Every line of the material is to be quoted verbatim, minus the pictures.

** START Information provided **

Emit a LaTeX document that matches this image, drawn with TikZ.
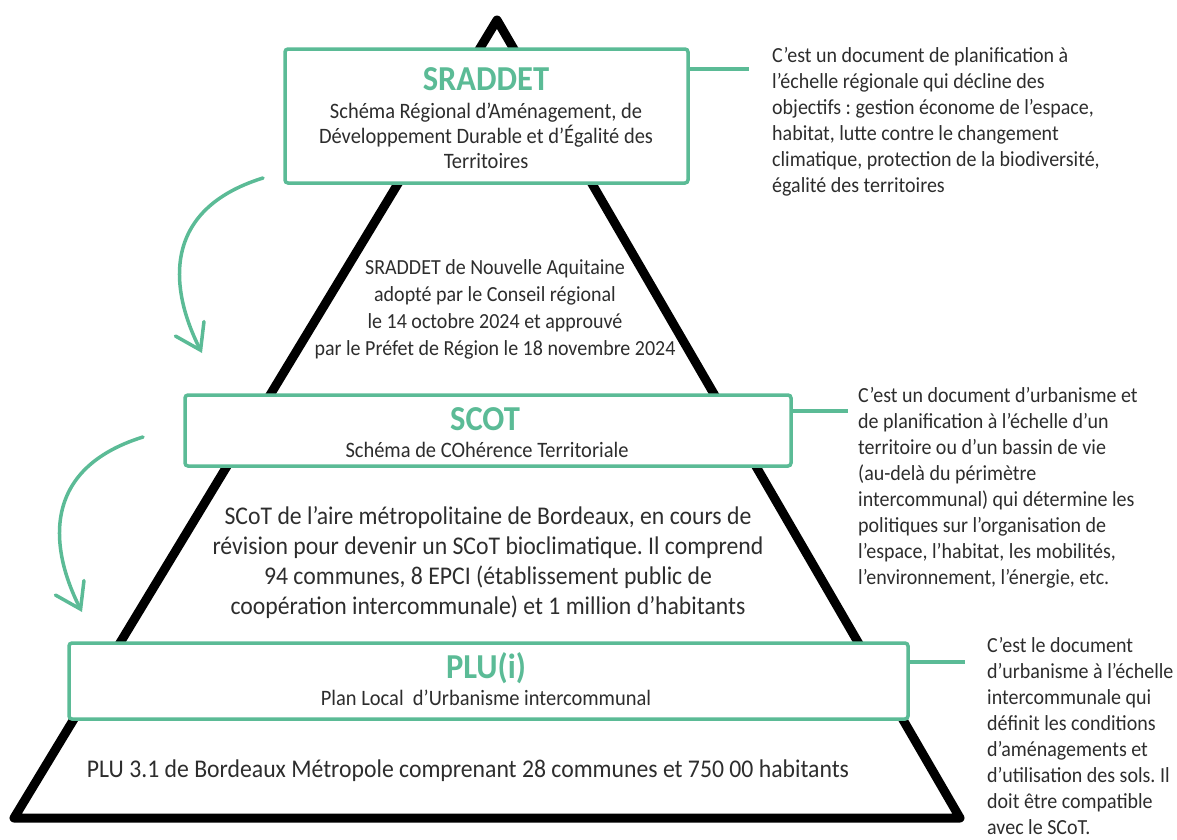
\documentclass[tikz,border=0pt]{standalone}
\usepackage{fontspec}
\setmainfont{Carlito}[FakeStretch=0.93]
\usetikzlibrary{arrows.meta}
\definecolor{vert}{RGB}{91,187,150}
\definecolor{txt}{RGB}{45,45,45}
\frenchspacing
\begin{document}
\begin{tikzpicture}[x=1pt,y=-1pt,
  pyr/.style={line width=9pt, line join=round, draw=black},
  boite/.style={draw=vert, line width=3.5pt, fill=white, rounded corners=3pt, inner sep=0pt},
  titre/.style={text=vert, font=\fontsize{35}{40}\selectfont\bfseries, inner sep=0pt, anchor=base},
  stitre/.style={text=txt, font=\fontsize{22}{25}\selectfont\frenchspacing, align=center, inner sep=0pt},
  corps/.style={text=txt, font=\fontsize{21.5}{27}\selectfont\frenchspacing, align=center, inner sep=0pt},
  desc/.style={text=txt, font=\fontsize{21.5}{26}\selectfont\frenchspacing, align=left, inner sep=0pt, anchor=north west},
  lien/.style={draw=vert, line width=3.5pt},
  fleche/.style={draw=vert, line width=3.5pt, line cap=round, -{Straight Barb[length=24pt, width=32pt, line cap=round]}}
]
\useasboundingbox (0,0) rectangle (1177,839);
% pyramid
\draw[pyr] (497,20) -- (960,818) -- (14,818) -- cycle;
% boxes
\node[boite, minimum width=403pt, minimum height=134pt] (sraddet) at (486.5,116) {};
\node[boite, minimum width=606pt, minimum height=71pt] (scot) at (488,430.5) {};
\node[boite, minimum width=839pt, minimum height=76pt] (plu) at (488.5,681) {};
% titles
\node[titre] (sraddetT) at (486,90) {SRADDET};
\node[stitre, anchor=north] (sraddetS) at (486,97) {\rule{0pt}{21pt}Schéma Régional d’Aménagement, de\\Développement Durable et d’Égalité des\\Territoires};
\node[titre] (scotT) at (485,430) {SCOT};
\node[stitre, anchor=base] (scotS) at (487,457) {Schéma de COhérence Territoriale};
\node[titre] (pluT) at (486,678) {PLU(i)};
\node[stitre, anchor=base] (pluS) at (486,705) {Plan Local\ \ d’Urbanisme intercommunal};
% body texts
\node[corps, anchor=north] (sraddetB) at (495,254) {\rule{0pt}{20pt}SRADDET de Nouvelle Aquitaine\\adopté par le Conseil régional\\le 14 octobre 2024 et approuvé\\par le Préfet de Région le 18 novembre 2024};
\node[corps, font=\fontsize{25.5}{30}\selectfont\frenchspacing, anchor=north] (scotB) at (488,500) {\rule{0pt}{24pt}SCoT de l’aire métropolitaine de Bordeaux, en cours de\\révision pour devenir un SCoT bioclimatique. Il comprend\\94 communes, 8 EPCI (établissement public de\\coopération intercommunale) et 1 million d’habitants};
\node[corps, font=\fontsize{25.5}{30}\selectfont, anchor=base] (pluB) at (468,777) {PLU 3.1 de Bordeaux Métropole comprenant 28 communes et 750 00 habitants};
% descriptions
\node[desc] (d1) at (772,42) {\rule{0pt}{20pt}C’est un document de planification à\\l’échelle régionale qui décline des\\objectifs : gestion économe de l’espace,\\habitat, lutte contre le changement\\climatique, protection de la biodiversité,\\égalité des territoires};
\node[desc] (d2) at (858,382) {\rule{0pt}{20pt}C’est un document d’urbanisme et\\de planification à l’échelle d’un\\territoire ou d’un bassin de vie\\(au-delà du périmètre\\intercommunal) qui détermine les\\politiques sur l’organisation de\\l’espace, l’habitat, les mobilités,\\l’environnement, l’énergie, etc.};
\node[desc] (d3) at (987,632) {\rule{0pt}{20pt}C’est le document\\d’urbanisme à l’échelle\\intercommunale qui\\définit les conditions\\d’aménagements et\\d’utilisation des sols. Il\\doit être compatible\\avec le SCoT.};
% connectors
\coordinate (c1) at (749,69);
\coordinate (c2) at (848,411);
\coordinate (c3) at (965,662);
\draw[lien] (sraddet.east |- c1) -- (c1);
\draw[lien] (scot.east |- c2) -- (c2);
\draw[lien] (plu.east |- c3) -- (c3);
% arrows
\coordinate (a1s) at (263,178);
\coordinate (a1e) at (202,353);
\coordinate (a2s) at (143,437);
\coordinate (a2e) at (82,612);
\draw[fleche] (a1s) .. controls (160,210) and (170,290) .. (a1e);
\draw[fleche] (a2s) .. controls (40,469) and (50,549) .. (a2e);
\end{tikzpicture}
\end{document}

** END Information provided **

[Task result]
Emit a LaTeX document that matches this image, drawn with TikZ.
\documentclass[tikz,border=0pt]{standalone}
\usepackage{fontspec}
\setmainfont{Carlito}[FakeStretch=0.93]
\usetikzlibrary{arrows.meta}
\definecolor{vert}{RGB}{91,187,150}
\definecolor{txt}{RGB}{45,45,45}
\frenchspacing
\begin{document}
\begin{tikzpicture}[x=1pt,y=-1pt,
  pyr/.style={line width=9pt, line join=round, draw=black},
  boite/.style={draw=vert, line width=3.5pt, fill=white, rounded corners=3pt, inner sep=0pt},
  titre/.style={text=vert, font=\fontsize{35}{40}\selectfont\bfseries, inner sep=0pt, anchor=base},
  stitre/.style={text=txt, font=\fontsize{22}{25}\selectfont\frenchspacing, align=center, inner sep=0pt},
  corps/.style={text=txt, font=\fontsize{21.5}{27}\selectfont\frenchspacing, align=center, inner sep=0pt},
  desc/.style={text=txt, font=\fontsize{21.5}{26}\selectfont\frenchspacing, align=left, inner sep=0pt, anchor=north west},
  lien/.style={draw=vert, line width=3.5pt},
  fleche/.style={draw=vert, line width=3.5pt, line cap=round, -{Straight Barb[length=24pt, width=32pt, line cap=round]}}
]
\useasboundingbox (0,0) rectangle (1177,839);
% pyramid
\draw[pyr] (497,20) -- (960,818) -- (14,818) -- cycle;
% boxes
\node[boite, minimum width=403pt, minimum height=134pt] (sraddet) at (486.5,116) {};
\node[boite, minimum width=606pt, minimum height=71pt] (scot) at (488,430.5) {};
\node[boite, minimum width=839pt, minimum height=76pt] (plu) at (488.5,681) {};
% titles
\node[titre] (sraddetT) at (486,90) {SRADDET};
\node[stitre, anchor=north] (sraddetS) at (486,97) {\rule{0pt}{21pt}Schéma Régional d’Aménagement, de\\Développement Durable et d’Égalité des\\Territoires};
\node[titre] (scotT) at (485,430) {SCOT};
\node[stitre, anchor=base] (scotS) at (487,457) {Schéma de COhérence Territoriale};
\node[titre] (pluT) at (486,678) {PLU(i)};
\node[stitre, anchor=base] (pluS) at (486,705) {Plan Local\ \ d’Urbanisme intercommunal};
% body texts
\node[corps, anchor=north] (sraddetB) at (495,254) {\rule{0pt}{20pt}SRADDET de Nouvelle Aquitaine\\adopté par le Conseil régional\\le 14 octobre 2024 et approuvé\\par le Préfet de Région le 18 novembre 2024};
\node[corps, font=\fontsize{25.5}{30}\selectfont\frenchspacing, anchor=north] (scotB) at (488,500) {\rule{0pt}{24pt}SCoT de l’aire métropolitaine de Bordeaux, en cours de\\révision pour devenir un SCoT bioclimatique. Il comprend\\94 communes, 8 EPCI (établissement public de\\coopération intercommunale) et 1 million d’habitants};
\node[corps, font=\fontsize{25.5}{30}\selectfont, anchor=base] (pluB) at (468,777) {PLU 3.1 de Bordeaux Métropole comprenant 28 communes et 750 00 habitants};
% descriptions
\node[desc] (d1) at (772,42) {\rule{0pt}{20pt}C’est un document de planification à\\l’échelle régionale qui décline des\\objectifs : gestion économe de l’espace,\\habitat, lutte contre le changement\\climatique, protection de la biodiversité,\\égalité des territoires};
\node[desc] (d2) at (858,382) {\rule{0pt}{20pt}C’est un document d’urbanisme et\\de planification à l’échelle d’un\\territoire ou d’un bassin de vie\\(au-delà du périmètre\\intercommunal) qui détermine les\\politiques sur l’organisation de\\l’espace, l’habitat, les mobilités,\\l’environnement, l’énergie, etc.};
\node[desc] (d3) at (987,632) {\rule{0pt}{20pt}C’est le document\\d’urbanisme à l’échelle\\intercommunale qui\\définit les conditions\\d’aménagements et\\d’utilisation des sols. Il\\doit être compatible\\avec le SCoT.};
% connectors
\coordinate (c1) at (749,69);
\coordinate (c2) at (848,411);
\coordinate (c3) at (965,662);
\draw[lien] (sraddet.east |- c1) -- (c1);
\draw[lien] (scot.east |- c2) -- (c2);
\draw[lien] (plu.east |- c3) -- (c3);
% arrows
\coordinate (a1s) at (263,178);
\coordinate (a1e) at (202,353);
\coordinate (a2s) at (143,437);
\coordinate (a2e) at (82,612);
\draw[fleche] (a1s) .. controls (160,210) and (170,290) .. (a1e);
\draw[fleche] (a2s) .. controls (40,469) and (50,549) .. (a2e);
\end{tikzpicture}
\end{document}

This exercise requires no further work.